Lines of data
========================================================================

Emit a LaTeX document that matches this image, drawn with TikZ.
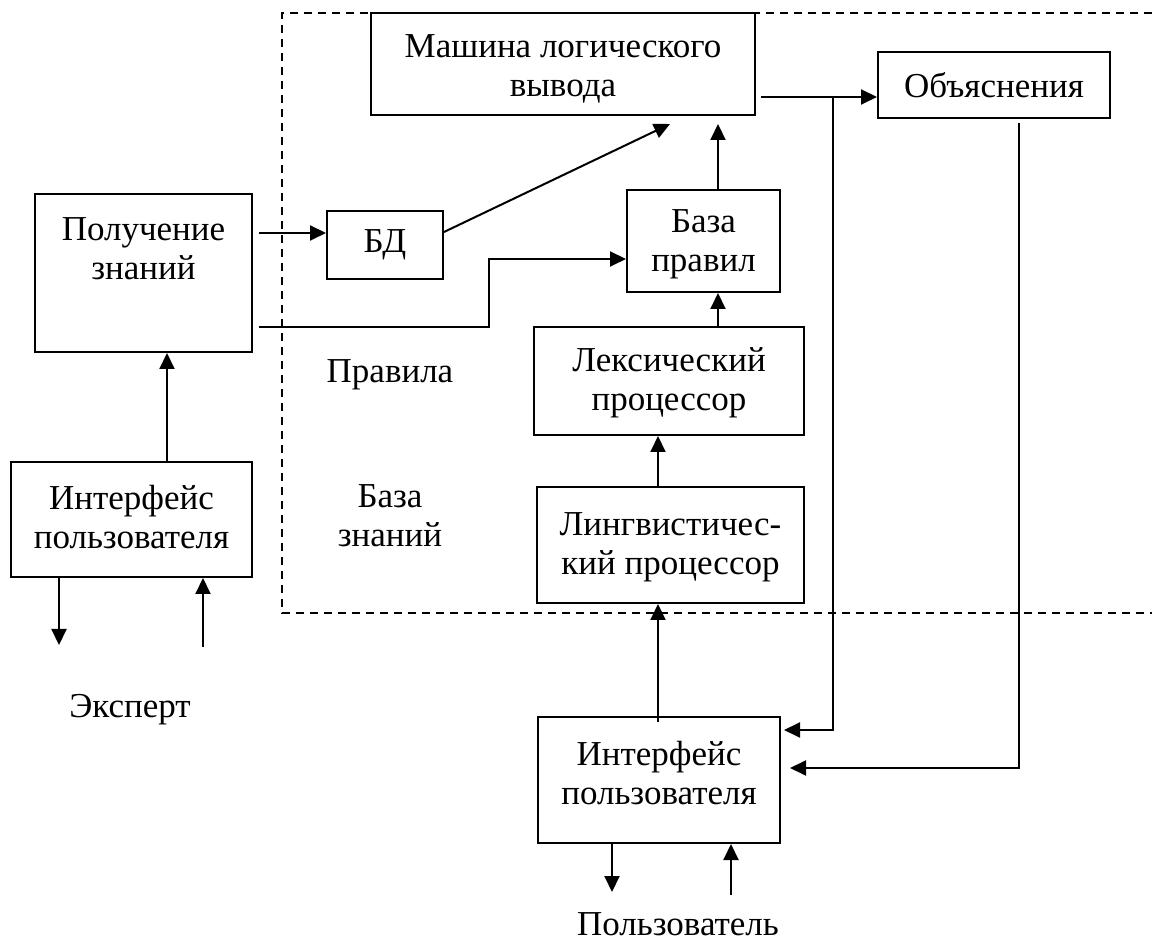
\documentclass[tikz,border=0pt]{standalone}
\usepackage{fontspec}
\setmainfont{Liberation Serif}
\usetikzlibrary{arrows.meta,calc}
\begin{document}
\begin{tikzpicture}[x=0.5pt,y=-0.5pt,
  every node/.style={font=\fontsize{17.5}{19.5}\selectfont, inner sep=0pt, align=center},
  box/.style={draw, line width=1pt},
  lbl/.style={},
  arr/.style={line width=1pt, -{Triangle[length=8pt,width=7.5pt]}},
  frame/.style={line width=1pt, dash pattern=on 4pt off 3pt}]
\useasboundingbox (0,0) rectangle (1152,940);
% dashed knowledge-base frame
\draw[frame] (1152,13) -- (282,13) -- (282,613) -- (1152,613);
% boxes
\node[box, minimum width=192pt, minimum height=51pt] (mach) at (563,64) {};
\node (macht) at (563,69) {Машина логического\\вывода};
\node[box, minimum width=116pt, minimum height=33pt] (expl) at (994,85) {Объяснения};
\node[box, minimum width=108.5pt, minimum height=79pt] (polu) at (143.5,273) {};
\node (polut) at (143.5,249) {Получение\\знаний};
\node[box, minimum width=58pt, minimum height=34pt] (bd) at (385,245) {БД};
\node[box, minimum width=76.5pt, minimum height=51pt] (base) at (703.5,241) {};
\node (baset) at (703.5,244) {База\\правил};
\node[box, minimum width=135pt, minimum height=54pt] (lex) at (669,381) {};
\node (lext) at (669,383) {Лексический\\процессор};
\node[box, minimum width=133.5pt, minimum height=58pt] (ling) at (670.5,545) {};
\node (lingt) at (670.5,547) {Лингвистичес-\\кий процессор};
\node[box, minimum width=120.5pt, minimum height=57.5pt] (ifl) at (131.5,519.5) {};
\node (iflt) at (131.5,517) {Интерфейс\\пользователя};
\node[box, minimum width=121pt, minimum height=63pt] (ifb) at (659,780) {};
\node (ifbt) at (659,773) {Интерфейс\\пользователя};
% free labels
\node[lbl] (rules) at (390,375) {Правила};
\node[lbl] (kb) at (390,516) {База\\знаний};
\node[lbl] (expert) at (130,710) {Эксперт};
\node[lbl] (user) at (678,924) {Пользователь};
% helper coordinates
\coordinate (x718) at (718,0);
\coordinate (x658) at (658,0);
\coordinate (x167) at (167,0);
\coordinate (y233) at (0,233);
\coordinate (y97) at (0,97);
\coordinate (pB) at (489,327);
\coordinate (pC) at (489,259);
\coordinate (br) at (833,97);
\coordinate (br2) at (833,730);
\coordinate (e1) at (1019,768);
\coordinate (eD) at (59,645);
\coordinate (eU) at (203,647);
\coordinate (fD) at (612,892);
\coordinate (fU) at (731,895);
% connectors
\draw[arr, shorten <=3pt] (polu.east |- y233) -- (bd.west |- y233);
\draw[arr, shorten <=3pt] (polu.east |- pB) -- (pB) -- (pC) -- (pC -| base.west);
\draw[arr] ($(bd.east)+(0,-13)$) -- ($(mach.south)+(107,8)$);
\draw[arr, shorten >=4pt] (base.north -| x718) -- (mach.south -| x718);
\draw[arr] (lex.north -| x718) -- (base.south -| x718);
\draw[arr] (ling.north -| x658) -- (lex.south -| x658);
\draw[arr] ($(ifb.north -| x658)+(0,6)$) -- (ling.south -| x658);
\draw[arr, shorten <=2.5pt] (mach.east |- y97) -- (expl.west |- y97);
\draw[arr, shorten >=1.5pt] (br) -- (br2) -- (br2 -| ifb.east);
\draw[arr, shorten <=2pt, shorten >=4.5pt] (expl.south -| e1) -- (e1) -- (e1 -| ifb.east);
\draw[arr] (ifl.north -| x167) -- (polu.south -| x167);
\draw[arr] (ifl.south -| eD) -- (eD);
\draw[arr] (eU) -- (ifl.south -| eU);
\draw[arr] (ifb.south -| fD) -- (fD);
\draw[arr] (fU) -- (ifb.south -| fU);
\end{tikzpicture}
\end{document}
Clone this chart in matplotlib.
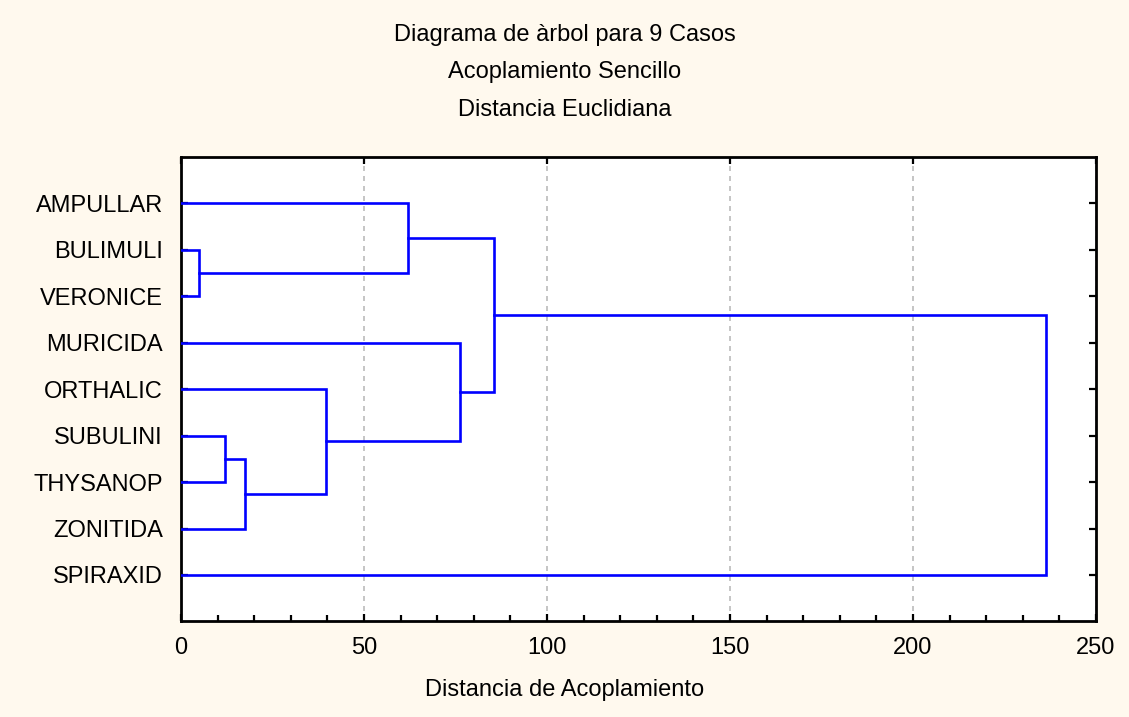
import numpy as np
import matplotlib.pyplot as plt
from matplotlib.ticker import MultipleLocator

plt.rcParams['font.family'] = ['Liberation Sans', 'DejaVu Sans']

# leaves, top to bottom
labels = ['AMPULLAR', 'BULIMULI', 'VERONICE', 'MURICIDA', 'ORTHALIC',
          'SUBULINI', 'THYSANOP', 'ZONITIDA', 'SPIRAXID']

# merges: new cluster id = 9 + row index
merge_a = [1, 5, 10, 4, 0, 3, 13, 15]
merge_b = [2, 6, 7, 11, 9, 12, 14, 8]
merge_h = [5.0, 12.0, 17.5, 39.6, 61.9, 76.3, 85.6, 236.3]

xticks = [0, 50, 100, 150, 200, 250]

BG = '#FFF9EE'
BLUE = '#0000FF'
FS = 17

fig = plt.figure(figsize=(11.29, 7.17), dpi=100, facecolor=BG)
ax = fig.add_axes([0.1603, 0.1332, 0.8105, 0.6485])
ax.set_facecolor('white')

# cluster position (y) and height (x)
pos = {i: i + 1 for i in range(len(labels))}
hgt = {i: 0.0 for i in range(len(labels))}

for k in range(len(merge_h)):
    a, b, h = merge_a[k], merge_b[k], merge_h[k]
    ya, yb = pos[a], pos[b]
    ax.plot([hgt[a], h, h, hgt[b]], [ya, ya, yb, yb], color=BLUE, lw=1.9,
            solid_joinstyle='miter', zorder=3)
    new = len(labels) + k
    pos[new] = (ya + yb) / 2
    hgt[new] = h

ax.set_xlim(0, 250)
ax.set_ylim(10, 0)

ax.set_xticks(xticks)
ax.xaxis.set_minor_locator(MultipleLocator(10))
ax.set_yticks(range(1, len(labels) + 1))
ax.set_yticklabels(labels)

ax.tick_params(axis='both', which='both', direction='in', labelsize=FS,
               width=1.6, color='black')
ax.tick_params(axis='x', which='major', length=5, pad=11, top=True)
ax.tick_params(axis='x', which='minor', length=4, top=False)
ax.tick_params(axis='y', which='major', length=5, pad=13, right=True)

for s in ax.spines.values():
    s.set_linewidth(2.0)
    s.set_color('black')

ax.grid(axis='x', which='major', color='#BBBBBB', ls=(0, (3, 3)), lw=1.2)
ax.set_axisbelow(True)

fig.text(0.5, 1 - 35 / 717, 'Diagrama de àrbol para 9 Casos', ha='center',
         va='center', fontsize=FS)
fig.text(0.5, 1 - 72 / 717, 'Acoplamiento Sencillo', ha='center',
         va='center', fontsize=FS)
fig.text(0.5, 1 - 110 / 717, 'Distancia Euclidiana', ha='center',
         va='center', fontsize=FS)
fig.text(0.5, 1 - 690 / 717, 'Distancia de Acoplamiento', ha='center',
         va='center', fontsize=FS)

fig.savefig('out.png', dpi=100, facecolor=BG)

========================================================================

# PROBLEM STATEMENT
Reproduce the whole listing exactly, but not the images in it.

# ANSWER TO THE EXERCISE
Emit a LaTeX document that matches this image, drawn with TikZ.
\documentclass[tikz,border=0pt]{standalone}
\usepackage{fontspec}
\setmainfont{Liberation Serif}
\usetikzlibrary{arrows.meta,calc}
\begin{document}
\begin{tikzpicture}[x=0.5pt,y=-0.5pt,
  every node/.style={font=\fontsize{17.5}{19.5}\selectfont, inner sep=0pt, align=center},
  box/.style={draw, line width=1pt},
  lbl/.style={},
  arr/.style={line width=1pt, -{Triangle[length=8pt,width=7.5pt]}},
  frame/.style={line width=1pt, dash pattern=on 4pt off 3pt}]
\useasboundingbox (0,0) rectangle (1152,940);
% dashed knowledge-base frame
\draw[frame] (1152,13) -- (282,13) -- (282,613) -- (1152,613);
% boxes
\node[box, minimum width=192pt, minimum height=51pt] (mach) at (563,64) {};
\node (macht) at (563,69) {Машина логического\\вывода};
\node[box, minimum width=116pt, minimum height=33pt] (expl) at (994,85) {Объяснения};
\node[box, minimum width=108.5pt, minimum height=79pt] (polu) at (143.5,273) {};
\node (polut) at (143.5,249) {Получение\\знаний};
\node[box, minimum width=58pt, minimum height=34pt] (bd) at (385,245) {БД};
\node[box, minimum width=76.5pt, minimum height=51pt] (base) at (703.5,241) {};
\node (baset) at (703.5,244) {База\\правил};
\node[box, minimum width=135pt, minimum height=54pt] (lex) at (669,381) {};
\node (lext) at (669,383) {Лексический\\процессор};
\node[box, minimum width=133.5pt, minimum height=58pt] (ling) at (670.5,545) {};
\node (lingt) at (670.5,547) {Лингвистичес-\\кий процессор};
\node[box, minimum width=120.5pt, minimum height=57.5pt] (ifl) at (131.5,519.5) {};
\node (iflt) at (131.5,517) {Интерфейс\\пользователя};
\node[box, minimum width=121pt, minimum height=63pt] (ifb) at (659,780) {};
\node (ifbt) at (659,773) {Интерфейс\\пользователя};
% free labels
\node[lbl] (rules) at (390,375) {Правила};
\node[lbl] (kb) at (390,516) {База\\знаний};
\node[lbl] (expert) at (130,710) {Эксперт};
\node[lbl] (user) at (678,924) {Пользователь};
% helper coordinates
\coordinate (x718) at (718,0);
\coordinate (x658) at (658,0);
\coordinate (x167) at (167,0);
\coordinate (y233) at (0,233);
\coordinate (y97) at (0,97);
\coordinate (pB) at (489,327);
\coordinate (pC) at (489,259);
\coordinate (br) at (833,97);
\coordinate (br2) at (833,730);
\coordinate (e1) at (1019,768);
\coordinate (eD) at (59,645);
\coordinate (eU) at (203,647);
\coordinate (fD) at (612,892);
\coordinate (fU) at (731,895);
% connectors
\draw[arr, shorten <=3pt] (polu.east |- y233) -- (bd.west |- y233);
\draw[arr, shorten <=3pt] (polu.east |- pB) -- (pB) -- (pC) -- (pC -| base.west);
\draw[arr] ($(bd.east)+(0,-13)$) -- ($(mach.south)+(107,8)$);
\draw[arr, shorten >=4pt] (base.north -| x718) -- (mach.south -| x718);
\draw[arr] (lex.north -| x718) -- (base.south -| x718);
\draw[arr] (ling.north -| x658) -- (lex.south -| x658);
\draw[arr] ($(ifb.north -| x658)+(0,6)$) -- (ling.south -| x658);
\draw[arr, shorten <=2.5pt] (mach.east |- y97) -- (expl.west |- y97);
\draw[arr, shorten >=1.5pt] (br) -- (br2) -- (br2 -| ifb.east);
\draw[arr, shorten <=2pt, shorten >=4.5pt] (expl.south -| e1) -- (e1) -- (e1 -| ifb.east);
\draw[arr] (ifl.north -| x167) -- (polu.south -| x167);
\draw[arr] (ifl.south -| eD) -- (eD);
\draw[arr] (eU) -- (ifl.south -| eU);
\draw[arr] (ifb.south -| fD) -- (fD);
\draw[arr] (fU) -- (ifb.south -| fU);
\end{tikzpicture}
\end{document}
Clone this chart in matplotlib.
import numpy as np
import matplotlib.pyplot as plt
from matplotlib.ticker import MultipleLocator

plt.rcParams['font.family'] = ['Liberation Sans', 'DejaVu Sans']

# leaves, top to bottom
labels = ['AMPULLAR', 'BULIMULI', 'VERONICE', 'MURICIDA', 'ORTHALIC',
          'SUBULINI', 'THYSANOP', 'ZONITIDA', 'SPIRAXID']

# merges: new cluster id = 9 + row index
merge_a = [1, 5, 10, 4, 0, 3, 13, 15]
merge_b = [2, 6, 7, 11, 9, 12, 14, 8]
merge_h = [5.0, 12.0, 17.5, 39.6, 61.9, 76.3, 85.6, 236.3]

xticks = [0, 50, 100, 150, 200, 250]

BG = '#FFF9EE'
BLUE = '#0000FF'
FS = 17

fig = plt.figure(figsize=(11.29, 7.17), dpi=100, facecolor=BG)
ax = fig.add_axes([0.1603, 0.1332, 0.8105, 0.6485])
ax.set_facecolor('white')

# cluster position (y) and height (x)
pos = {i: i + 1 for i in range(len(labels))}
hgt = {i: 0.0 for i in range(len(labels))}

for k in range(len(merge_h)):
    a, b, h = merge_a[k], merge_b[k], merge_h[k]
    ya, yb = pos[a], pos[b]
    ax.plot([hgt[a], h, h, hgt[b]], [ya, ya, yb, yb], color=BLUE, lw=1.9,
            solid_joinstyle='miter', zorder=3)
    new = len(labels) + k
    pos[new] = (ya + yb) / 2
    hgt[new] = h

ax.set_xlim(0, 250)
ax.set_ylim(10, 0)

ax.set_xticks(xticks)
ax.xaxis.set_minor_locator(MultipleLocator(10))
ax.set_yticks(range(1, len(labels) + 1))
ax.set_yticklabels(labels)

ax.tick_params(axis='both', which='both', direction='in', labelsize=FS,
               width=1.6, color='black')
ax.tick_params(axis='x', which='major', length=5, pad=11, top=True)
ax.tick_params(axis='x', which='minor', length=4, top=False)
ax.tick_params(axis='y', which='major', length=5, pad=13, right=True)

for s in ax.spines.values():
    s.set_linewidth(2.0)
    s.set_color('black')

ax.grid(axis='x', which='major', color='#BBBBBB', ls=(0, (3, 3)), lw=1.2)
ax.set_axisbelow(True)

fig.text(0.5, 1 - 35 / 717, 'Diagrama de àrbol para 9 Casos', ha='center',
         va='center', fontsize=FS)
fig.text(0.5, 1 - 72 / 717, 'Acoplamiento Sencillo', ha='center',
         va='center', fontsize=FS)
fig.text(0.5, 1 - 110 / 717, 'Distancia Euclidiana', ha='center',
         va='center', fontsize=FS)
fig.text(0.5, 1 - 690 / 717, 'Distancia de Acoplamiento', ha='center',
         va='center', fontsize=FS)

fig.savefig('out.png', dpi=100, facecolor=BG)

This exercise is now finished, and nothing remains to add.